Although it is mathematically fully consistent and quantitatively describes all the processes observed so far in the microworld, it has some flaws. Above all, it does not contain gravity and it does not include a particle that is a candidate for the dark matter in the universe that seems to be necessary to understand the present state of the universe. That is why physicists have been trying for half a century to formulate extensions to the Standard Model to include structures and forces that would allow for these deficiencies to be eliminated. 

There are several directions where and how to look for signals of new physics at the LHC, but they all require as many collisions as possible because we are looking for very rare phenomena. There are already a billion collisions of two protons flying towards each other every second at the LHC, and still no such signals have been found. Yet the LHC accelerator and the detectors of the ATLAS experiment and the other three experiments are working perfectly. 

Future

To secure CERN's medium-term prospects, the HL-LHC Upgrade, a project to fundamentally upgrade the LHC accelerator and all its detectors, was approved by the CERN Council in 2016 with the aim of achieving a roughly fivefold increase in the frequency of two-proton collisions compared to the current state. Under the latest scenario, the current run of the LHC will end around mid-2026, after which a roughly three-year period of rebuilding the accelerator and detectors for this increased collision rate will begin. 

In 2030, the next phase of experiments is expected to start, lasting at least 10 years. At the end of HL-LHC operation, the total number of collisions recorded should reach 10 times the previous number of collisions. This gives legitimate hope that during this new phase of LHC operation and experimentation, a discovery will be made that will fundamentally advance our understanding of structures and forces in the microworld. The preparatory phase of this project is already underway, with FZU playing an active part. 

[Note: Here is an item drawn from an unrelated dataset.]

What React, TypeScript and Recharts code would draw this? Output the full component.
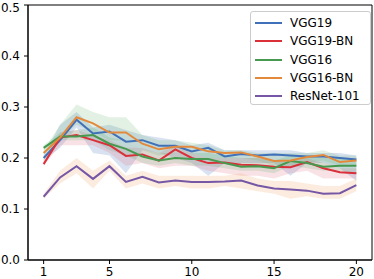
import React from "react";
import { ComposedChart, Line, Area, XAxis, YAxis, ReferenceArea } from "recharts";

const epochs = [1,2,3,4,5,6,7,8,9,10,11,12,13,14,15,16,17,18,19,20];

const vgg19 = [0.200,0.235,0.275,0.248,0.252,0.232,0.235,0.224,0.224,0.213,0.220,0.203,0.208,0.205,0.207,0.205,0.203,0.203,0.200,0.197];
const vgg19Lo = [0.195,0.220,0.260,0.210,0.205,0.170,0.215,0.210,0.200,0.190,0.165,0.190,0.190,0.190,0.190,0.165,0.190,0.190,0.180,0.155];
const vgg19Hi = [0.205,0.265,0.290,0.260,0.265,0.255,0.245,0.240,0.235,0.225,0.230,0.215,0.215,0.215,0.215,0.215,0.210,0.210,0.210,0.205];

const vgg19bn = [0.188,0.240,0.245,0.235,0.225,0.204,0.207,0.195,0.217,0.200,0.190,0.191,0.187,0.186,0.183,0.182,0.192,0.180,0.172,0.170];
const vgg19bnLo = [0.185,0.225,0.225,0.225,0.210,0.185,0.190,0.180,0.185,0.185,0.175,0.170,0.165,0.165,0.160,0.170,0.175,0.160,0.160,0.160];
const vgg19bnHi = [0.195,0.250,0.255,0.245,0.235,0.220,0.220,0.210,0.225,0.210,0.200,0.200,0.200,0.200,0.195,0.190,0.200,0.190,0.180,0.180];

const vgg16 = [0.220,0.242,0.242,0.245,0.228,0.218,0.203,0.195,0.200,0.198,0.198,0.190,0.183,0.184,0.180,0.194,0.190,0.183,0.185,0.185];
const vgg16Lo = [0.215,0.235,0.235,0.235,0.215,0.205,0.190,0.185,0.190,0.185,0.185,0.180,0.175,0.175,0.170,0.185,0.180,0.175,0.175,0.170];
const vgg16Hi = [0.225,0.250,0.255,0.260,0.240,0.235,0.215,0.210,0.210,0.210,0.210,0.205,0.200,0.200,0.195,0.205,0.205,0.200,0.200,0.200];

const vgg16bn = [0.210,0.240,0.280,0.268,0.250,0.250,0.228,0.217,0.222,0.222,0.213,0.210,0.211,0.203,0.194,0.195,0.202,0.206,0.192,0.195];
const vgg16bnLo = [0.205,0.235,0.265,0.250,0.235,0.235,0.215,0.205,0.210,0.210,0.200,0.200,0.200,0.195,0.185,0.185,0.190,0.195,0.185,0.185];
const vgg16bnHi = [0.215,0.265,0.305,0.290,0.280,0.280,0.245,0.235,0.235,0.230,0.225,0.215,0.215,0.210,0.210,0.210,0.210,0.215,0.205,0.205];

const resnet = [0.124,0.162,0.184,0.159,0.184,0.153,0.163,0.152,0.156,0.153,0.153,0.154,0.156,0.146,0.140,0.138,0.136,0.130,0.131,0.147];
const resnetLo = [0.120,0.150,0.170,0.140,0.175,0.140,0.150,0.140,0.145,0.140,0.140,0.145,0.140,0.135,0.130,0.120,0.125,0.120,0.120,0.135];
const resnetHi = [0.130,0.175,0.200,0.175,0.195,0.165,0.175,0.165,0.165,0.165,0.165,0.165,0.170,0.160,0.155,0.155,0.150,0.145,0.145,0.160];

const xTicks = [1, 5, 10, 15, 20];
const yTicks = [0, 0.1, 0.2, 0.3, 0.4, 0.5];

const series = [
  { key: "vgg19", name: "VGG19", vals: vgg19, lo: vgg19Lo, hi: vgg19Hi, color: "#4070b8", fill: "#4070b8" },
  { key: "vgg19bn", name: "VGG19-BN", vals: vgg19bn, lo: vgg19bnLo, hi: vgg19bnHi, color: "#d9303a", fill: "#e07080" },
  { key: "vgg16", name: "VGG16", vals: vgg16, lo: vgg16Lo, hi: vgg16Hi, color: "#47994f", fill: "#60b070" },
  { key: "vgg16bn", name: "VGG16-BN", vals: vgg16bn, lo: vgg16bnLo, hi: vgg16bnHi, color: "#e3893c", fill: "#70b878" },
  { key: "resnet", name: "ResNet-101", vals: resnet, lo: resnetLo, hi: resnetHi, color: "#7657a5", fill: "#f0a060" },
];

const data = epochs.map((x, i) => {
  const row: any = { x };
  series.forEach((s) => {
    row[s.key] = s.vals[i];
    row[s.key + "Band"] = [s.lo[i], s.hi[i]];
  });
  return row;
});

const FONT = "'DejaVu Sans', sans-serif";

const LegendBox = () => (
  <div
    style={{
      position: "absolute",
      left: 250,
      top: 11,
      width: 121,
      height: 94,
      border: "1px solid #cccccc",
      borderRadius: 3,
      background: "rgba(255,255,255,0.8)",
      padding: "2px 0 0 4px",
      fontFamily: FONT,
      fontSize: 12,
      color: "#000",
      boxSizing: "border-box",
      whiteSpace: "nowrap",
    }}
  >
    {series.map((s) => (
      <div key={s.key} style={{ display: "flex", alignItems: "center", height: 18.3 }}>
        <div style={{ width: 27, height: 2, background: s.color, marginRight: 8, flexShrink: 0 }} />
        <span>{s.name}</span>
      </div>
    ))}
  </div>
);

export default function App() {
  return (
    <div style={{ position: "absolute", left: 0, top: 0, width: 374, height: 279 }}>
      <ComposedChart width={374} height={279} data={data} margin={{ top: 5, right: 2, bottom: 0, left: 0 }}>
        <XAxis
          dataKey="x"
          type="number"
          domain={[0.05, 20.95]}
          ticks={xTicks}
          height={19}
          tickSize={4}
          tickMargin={3}
          tick={{ fontSize: 12, fill: "#000", fontFamily: FONT }}
          stroke="#000"
          allowDataOverflow
        />
        <YAxis
          type="number"
          domain={[0, 0.5]}
          ticks={yTicks}
          width={28}
          tickSize={4}
          tickMargin={4}
          tickFormatter={(v: number) => v.toFixed(1)}
          tick={{ fontSize: 12, fill: "#000", fontFamily: FONT }}
          stroke="#000"
          allowDataOverflow
        />
        {series.map((s) => (
          <Area
            key={s.key + "Band"}
            dataKey={s.key + "Band"}
            type="linear"
            stroke="none"
            fill={s.fill}
            fillOpacity={0.2}
            isAnimationActive={false}
            legendType="none"
            activeDot={false}
          />
        ))}
        {series.map((s) => (
          <Line
            key={s.key}
            dataKey={s.key}
            name={s.name}
            type="linear"
            stroke={s.color}
            strokeWidth={2}
            dot={false}
            isAnimationActive={false}
          />
        ))}
        <ReferenceArea x1={0.05} x2={20.95} y1={0} y2={0.5} fill="none" stroke="#000" strokeWidth={1} ifOverflow="visible" />
      </ComposedChart>
      <LegendBox />
    </div>
  );
}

As massive accelerators take decades to plan and build, there is already a complementary project to the LHC at CERN, the Future Circular Collider (FCC), which is aimed at studying in great detail the properties of the Higgs boson in electron-positron collisions, which may also hold information about new physics. A large majority of elementary particle physicists agree that such project is needed, but it requires the construction of an entirely new circular collider. It is expensive, and would therefore require significant participation of countries from outside CERN. Moreover, the FCC is scheduled to start operating around 2050. It is a very good thing that CERN has a clear and agreed medium-term plan and an ambitious long-term plan for the construction of the FCC, the implementation of which will depend on whether, or what, new phenomena are discovered by the HL-LHC experiments, and also on the approval and progress of a similar project in China.

CERN and technology

But CERN is not just a laboratory for elementary particle physics, it is also a centre where new technologies are created. Not only the WWW, but also many other cutting-edge technologies originally developed for experiments at CERN have found applications in a wide range of other activities.